News of: Friday, October 08 2010,

Holland gets new government, supported by anti-Islam party

Negotiations for a new government in the Netherlands have been rounded off. Holland will get a minority cabinet of Liberal Conservatives and Christian-Democrats, supported by Geert Wilders' anti-Islam party, the PVV.

After tedious and lengthy negotiations, the new Prime Minister, Mark Rutte is now forming his new cabinet.

The new government will be a minory cabinet, supported by Geert Wilders's PVV.
Last election results showed a move away from the large political parties in the middle, in favour of more extreme parties to the left and right side of the political spectrum.

Particularly, the PVV ('Freedom Party') has won considerably. With 24 seats in Parliament (of 150), it has become the third political party in the Netherlands.
Its main political point is anti-Islam. Geert Wilders wants to stop immigration from muslim countries, implement a ban on burkas, prohibit head-scarves in public service, taking away Dutch citizenship from citizens with a double nationality if they commit serious crimes, and other measures that are intended to stop what Wilders calls 'the islamization of the country'.

The anti-Islam controversy has dominated the political and public debate for a long time, and has made the formation of the new government difficult.
The issue is sensitive in the Netherlands, because many accuse the PVV of discrimination on ethnic/religious grounds, and this reminds people of what happened with the Jews, when Holland was occupied by Nazi Germany (1940-1945).

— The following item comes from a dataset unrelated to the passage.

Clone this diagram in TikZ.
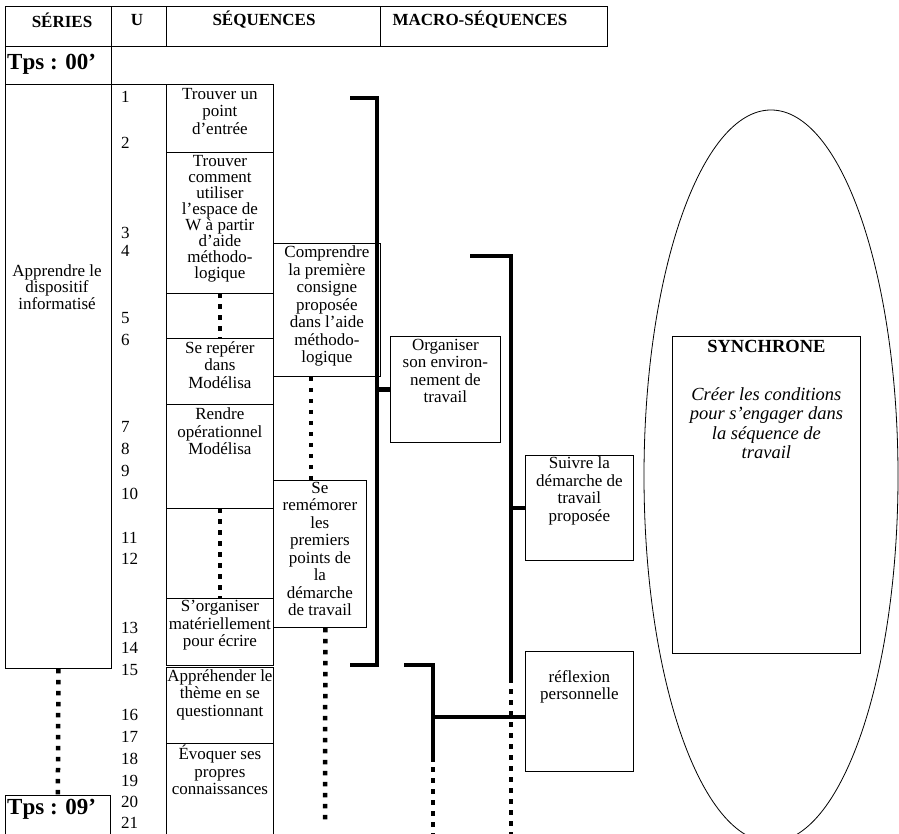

Parties on the left made it clear from the beginning they will have nothing to do with the PVV.
The Christian-Democrats (CDA) said they could not be in a coalition government in which there are also PVV ministers. However, a minority cabinet, supported in Parliament by the PVV was acceptable to the CDA.
Last weekend, after a long and emotional CDA congress, the congress voted 68% vs 32% in favour of participation in the minority cabinet.

The PVV will support the Liberal/Christian-Democrat government, in return for support for some of the PVV's policy points. Immigration will be made more difficult, and a ban on burka's will be implemented.

With the help of the PVV, the new cabinet will be supported by 76 of the 150 members of Parliament, which means it is only supported by 50% of the seats, plus one. As some CDA members had to coerced into the deal with great pressure, there are doubts about how stable the new government will be.
Critical members of Parliament of the CDA have already said they will keep criticizing the PVV.